Was the white knight really Darth Vader? In the early '90s, the state repealed a hospital rate-setting law. That repeal, plus the ravages of managed care, knocked many New Jersey hospitals against the ropes and kayoed some of them. In 1998, HCO was on the verge of bankruptcy when a white knight came to its rescue.
That white knight was the Cathedral Healthcare System, which owned three hospitals in Newark. Operated by the Catholic archdiocese of Newark, Cathedral agreed to provide back-office and management services to HCO for a fee. But, says Terence French, the system's executive vice president, Cathedral didn't buy out the facility or take on its liabilities. It was the HCO board, not Cathedral, that made the decision to shut down the hospital, he says.
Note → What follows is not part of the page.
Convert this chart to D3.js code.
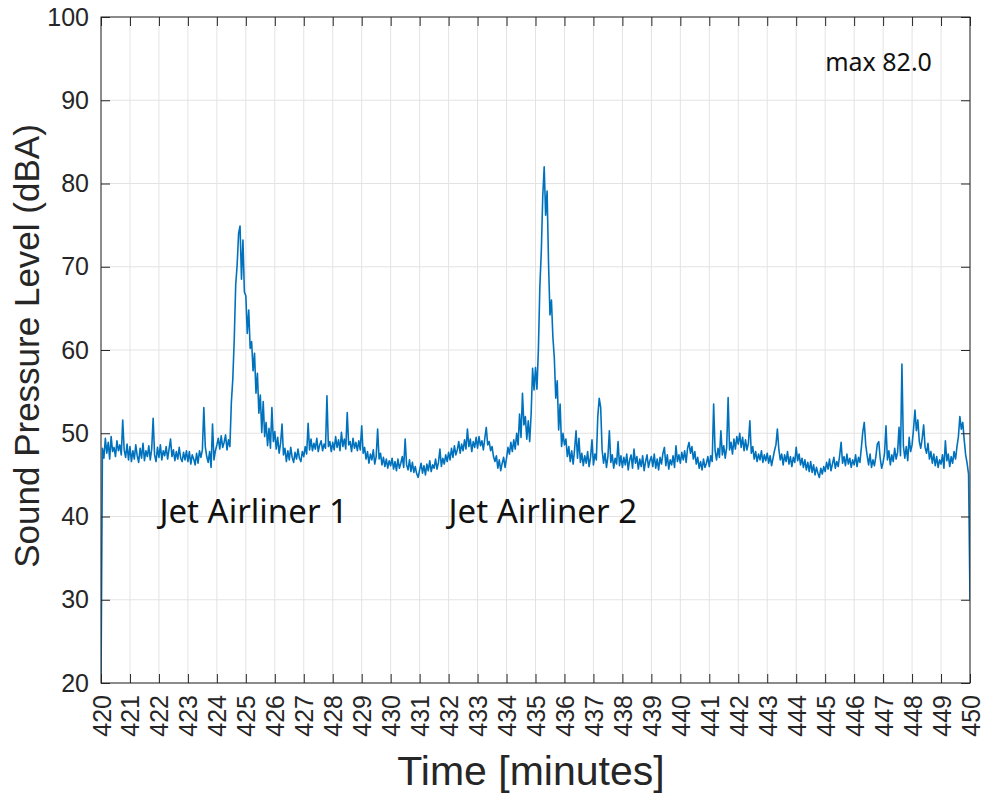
<!DOCTYPE html>
<html>
<head>
<meta charset="utf-8">
<script src="https://cdn.jsdelivr.net/npm/d3@7"></script>
<style>
  body { margin: 0; background: #fff; }
  svg { display: block; }
</style>
</head>
<body>
<svg id="chart" width="984" height="794"></svg>
<script>
// sample clock: first sample at 420 min, one sample every 0.05 min (3 s)
const startTime = 420;
const sampleStep = 0.05;

// sound level (dBA), one row per minute, 20 samples each
const levels = [
  20.0, 48.2, 47.0, 49.4, 47.6, 48.9, 46.9, 49.6, 47.8, 48.3, 47.2, 49.1, 47.9, 48.6, 47.4, 51.6, 48.0, 47.1, 48.7, 46.8,  // 420
  48.4, 46.6, 47.9, 46.9, 48.6, 47.3, 46.5, 48.2, 47.0, 48.8, 46.7, 47.9, 47.2, 48.5, 46.8, 48.1, 51.8, 47.4, 46.6, 48.3,  // 421
  47.1, 48.6, 46.8, 47.9, 47.3, 48.4, 46.9, 48.1, 49.3, 47.2, 48.0, 46.7, 47.8, 46.9, 48.3, 47.0, 46.6, 47.7, 46.8, 47.9,  // 422
  46.6, 47.8, 46.3, 47.4, 46.9, 46.2, 47.6, 46.4, 47.9, 47.1, 48.0, 53.1, 48.4, 47.2, 46.5, 47.8, 45.9, 51.1, 46.8, 47.9,  // 423
  48.6, 49.4, 48.1, 49.7, 48.3, 48.9, 49.8, 48.0, 49.2, 48.4, 53.7, 56.5, 61.3, 67.8, 70.2, 74.0, 74.9, 68.5, 73.2, 67.0,  // 424
  66.5, 62.0, 64.8, 60.2, 61.0, 57.5, 59.6, 54.8, 57.2, 52.4, 54.6, 50.1, 53.8, 49.6, 51.3, 48.5, 50.6, 48.2, 53.1, 49.0,  // 425
  50.2, 48.1, 49.5, 47.6, 48.8, 51.1, 47.4, 48.2, 46.6, 47.9, 46.8, 48.3, 47.1, 46.5, 47.7, 46.9, 48.1, 47.0, 46.6, 47.8,  // 426
  47.2, 48.4, 47.5, 51.2, 48.0, 49.3, 47.9, 48.8, 48.1, 49.4, 47.8, 48.6, 49.1, 47.9, 48.7, 48.2, 54.5, 48.4, 49.0, 47.8,  // 427
  48.9, 48.0, 49.6, 48.3, 49.2, 47.9, 50.1, 48.4, 49.3, 48.1, 52.5, 48.6, 49.0, 47.8, 49.4, 48.2, 48.9, 47.9, 49.1, 48.0,  // 428
  50.9, 47.6, 48.3, 46.9, 47.8, 46.4, 47.5, 46.8, 48.0, 46.3, 47.2, 50.5, 46.9, 47.6, 46.2, 47.1, 46.0, 46.9, 45.8, 46.7,  // 429
  46.1, 47.0, 45.7, 46.6, 45.5, 46.9, 45.8, 46.4, 47.2, 45.9, 49.3, 46.2, 45.6, 46.8, 45.4, 46.5, 45.3, 46.0, 45.1, 44.7,  // 430
  45.6, 46.4, 45.2, 46.1, 45.0, 46.3, 45.5, 46.7, 45.4, 46.2, 45.8, 46.9, 45.7, 46.5, 48.1, 46.0, 47.0, 46.3, 47.4, 46.6,  // 431
  47.7, 46.8, 48.2, 47.1, 48.5, 47.4, 48.0, 49.0, 47.6, 48.7, 47.9, 49.2, 48.1, 50.5, 48.4, 49.3, 47.8, 49.0, 48.3, 49.5,  // 432
  48.2, 49.6, 48.5, 49.1, 48.0, 49.4, 50.7, 48.6, 49.0, 47.9, 48.4, 47.2, 46.6, 47.3, 45.8, 46.8, 45.5, 46.4, 47.1, 45.9,  // 433
  47.0, 48.3, 47.5, 48.9, 47.8, 49.2, 48.1, 50.0, 48.6, 52.3, 49.5, 54.8, 51.0, 52.0, 49.3, 51.5, 49.0, 52.4, 57.8, 55.2,  // 434
  57.9, 55.3, 60.1, 67.6, 71.8, 78.4, 82.0, 76.2, 79.1, 70.4, 64.2, 66.0, 61.6, 59.0, 54.2, 56.3, 50.4, 53.5, 48.4, 50.0,  // 435
  48.6, 49.3, 47.2, 48.4, 46.6, 47.9, 46.3, 48.1, 50.3, 47.0, 49.4, 46.5, 47.6, 46.1, 47.3, 46.4, 47.8, 46.0, 47.1, 49.2,  // 436
  46.2, 47.5, 46.8, 52.0, 54.2, 53.1, 48.0, 46.4, 47.6, 45.9, 47.2, 50.3, 46.5, 47.4, 45.8, 47.0, 46.3, 49.0, 46.1, 47.3,  // 437
  45.9, 47.1, 46.2, 47.5, 45.6, 46.8, 47.4, 45.8, 48.1, 46.4, 47.2, 45.7, 46.9, 46.0, 47.3, 45.5, 46.6, 47.4, 45.9, 46.7,  // 438
  47.2, 46.0, 47.5, 45.8, 46.9, 45.6, 47.1, 46.3, 47.6, 48.3, 46.1, 47.4, 45.7, 46.8, 46.2, 47.3, 45.9, 48.5, 46.6, 47.4,  // 439
  46.4, 47.7, 46.8, 47.9, 46.5, 48.2, 48.9, 47.6, 48.4, 46.9, 47.8, 46.3, 47.1, 45.8, 46.6, 45.6, 46.9, 45.9, 46.4, 47.2,  // 440
  46.0, 47.3, 46.6, 53.5, 47.9, 46.8, 48.2, 47.1, 50.3, 47.4, 48.5, 47.0, 48.3, 54.3, 48.0, 48.9, 47.5, 49.3, 48.1, 49.6,  // 441
  48.7, 50.0, 48.3, 49.5, 47.9, 49.2, 48.0, 48.8, 51.5, 47.6, 48.4, 46.9, 47.8, 46.6, 47.5, 46.8, 47.9, 46.5, 47.4, 46.7,  // 442
  47.6, 46.4, 47.3, 46.1, 47.0, 47.9, 48.6, 50.5, 48.1, 46.8, 47.5, 46.2, 47.4, 46.6, 47.8, 46.3, 47.2, 46.0, 47.1, 46.5,  // 443
  48.3, 46.7, 47.5, 46.2, 47.0, 45.9, 46.8, 45.6, 46.5, 45.4, 46.6, 45.3, 46.2, 45.0, 45.9, 45.2, 44.7, 45.8, 45.1, 46.0,  // 444
  45.4, 46.5, 45.7, 46.9, 45.5, 46.3, 47.1, 45.8, 46.6, 46.0, 47.3, 48.9, 46.4, 47.2, 46.1, 47.5, 46.3, 47.0, 45.9, 46.8,  // 445
  46.2, 47.4, 46.0, 47.1, 46.5, 48.3, 50.2, 51.3, 48.6, 47.3, 46.2, 47.5, 45.9, 46.8, 46.1, 47.2, 48.7, 49.0, 47.0, 45.8,  // 446
  46.5, 47.6, 50.9, 46.8, 47.9, 46.2, 47.4, 46.6, 48.2, 46.9, 47.7, 50.7, 47.3, 58.3, 48.5, 47.0, 48.4, 46.7, 49.5, 47.8,  // 447
  48.6, 50.5, 52.8, 50.3, 51.6, 49.0, 48.2, 49.4, 51.0, 48.3, 47.6, 48.8, 46.9, 47.8, 46.4, 47.5, 46.1, 47.2, 45.9, 46.8,  // 448
  46.3, 47.4, 45.8, 49.1, 46.7, 47.5, 46.0, 47.2, 46.4, 47.8, 46.9, 48.4, 49.6, 52.0, 50.5, 51.3, 49.2, 47.4, 46.4, 45.1,  // 449
  30.0                                                                                                                    // 450
];

const xTicks = d3.range(420, 451);
const yTicks = [20, 30, 40, 50, 60, 70, 80, 90, 100];

const notes = [
  { text: "Jet Airliner 1", t: 422.02, db: 39.25 },
  { text: "Jet Airliner 2", t: 432.0, db: 39.25 }
];

const margin = { top: 17, right: 14, bottom: 111, left: 101 };
const width = 984 - margin.left - margin.right;
const height = 794 - margin.top - margin.bottom;

const tickFont = "'Liberation Sans', Arial, Helvetica, sans-serif";
const noteFont = "'Noto Sans', 'Open Sans', sans-serif";
const ink = "#262626";

const svg = d3.select("#chart");
const g = svg.append("g")
  .attr("transform", "translate(" + margin.left + "," + margin.top + ")");

const x = d3.scaleLinear().domain([420, 450]).range([0, width]);
const y = d3.scaleLinear().domain([20, 100]).range([height, 0]);

// grid
g.append("g").selectAll("line")
  .data(xTicks)
  .enter().append("line")
    .attr("x1", d => x(d)).attr("x2", d => x(d))
    .attr("y1", 0).attr("y2", height)
    .attr("stroke", "#e3e3e3").attr("stroke-width", 1);

g.append("g").selectAll("line")
  .data(yTicks)
  .enter().append("line")
    .attr("x1", 0).attr("x2", width)
    .attr("y1", d => y(d)).attr("y2", d => y(d))
    .attr("stroke", "#e3e3e3").attr("stroke-width", 1);

// the trace
svg.append("defs").append("clipPath").attr("id", "plotclip")
  .append("rect").attr("x", 0).attr("y", 0).attr("width", width).attr("height", height);

const line = d3.line()
  .x((d, i) => x(startTime + i * sampleStep))
  .y(d => y(d));

g.append("path")
  .datum(levels)
  .attr("clip-path", "url(#plotclip)")
  .attr("fill", "none")
  .attr("stroke", "#0072BD")
  .attr("stroke-width", 1.6)
  .attr("stroke-linejoin", "round")
  .attr("d", line);

// axes, ticks pointing inward on all four sides
const xAxis = g.append("g")
  .attr("transform", "translate(0," + height + ")")
  .call(d3.axisBottom(x).tickValues(xTicks).tickSize(-9).tickSizeOuter(0).tickFormat(d3.format("d")));

xAxis.selectAll("text")
  .attr("transform", "rotate(-90)")
  .attr("text-anchor", "end")
  .attr("x", -12)
  .attr("y", 0)
  .attr("dy", "0.36em");

g.append("g")
  .call(d3.axisTop(x).tickValues(xTicks).tickSize(-9).tickSizeOuter(0).tickFormat(""));

g.append("g")
  .call(d3.axisLeft(y).tickValues(yTicks).tickSize(-9).tickSizeOuter(0).tickPadding(12));

g.append("g")
  .attr("transform", "translate(" + width + ",0)")
  .call(d3.axisRight(y).tickValues(yTicks).tickSize(-9).tickSizeOuter(0).tickFormat(""));

g.selectAll(".domain").remove();
g.selectAll(".tick line").attr("stroke", ink).attr("stroke-width", 1);
g.selectAll(".tick text")
  .attr("fill", ink)
  .style("font-family", tickFont)
  .style("font-size", "25px");

// frame
g.append("rect")
  .attr("width", width).attr("height", height)
  .attr("fill", "none").attr("stroke", ink).attr("stroke-width", 1);

// axis titles
svg.append("text")
  .attr("transform", "translate(39," + (margin.top + height / 2 - 4) + ") rotate(-90)")
  .attr("text-anchor", "middle")
  .attr("fill", ink)
  .style("font-family", tickFont)
  .style("font-size", "35px")
  .text("Sound Pressure Level (dBA)");

svg.append("text")
  .attr("x", 531)
  .attr("y", 785)
  .attr("text-anchor", "middle")
  .attr("fill", ink)
  .style("font-family", tickFont)
  .style("font-size", "41px")
  .text("Time [minutes]");

// annotations
g.selectAll(".note")
  .data(notes)
  .enter().append("text")
    .attr("class", "note")
    .attr("x", d => x(d.t))
    .attr("y", d => y(d.db))
    .attr("fill", "#111")
    .style("font-family", noteFont)
    .style("font-size", "33px")
    .text(d => d.text);

g.append("text")
  .attr("x", x(445.0))
  .attr("y", y(93.5))
  .attr("fill", "#111")
  .style("font-family", noteFont)
  .style("font-size", "25px")
  .text("max " + d3.format(".1f")(d3.max(levels)));
</script>
</body>
</html>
But the hospital's last chief of staff, FP Yash Khanna, says that Cathedral did control HCO. A spokesperson for the NJ Department of Health and Senior Services agrees. Some physicians in the community think Cathedral, which also bought and then closed nearby Montclair Community Hospital in 1999, may have planned HCO's closing in advance to benefit its other hospitals.
"Cathedral takes these places, extracts the valuable services, and then closes them down to eliminate competition," says FP Edwin Lee McCampbell of East Orange. "We had a really good orthopedics department at Orange Memorial, and that was moved lock, stock, and barrel to St. Michael's Medical Center [another Cathedral hospital]." (Cathedral denies that it happened this way.)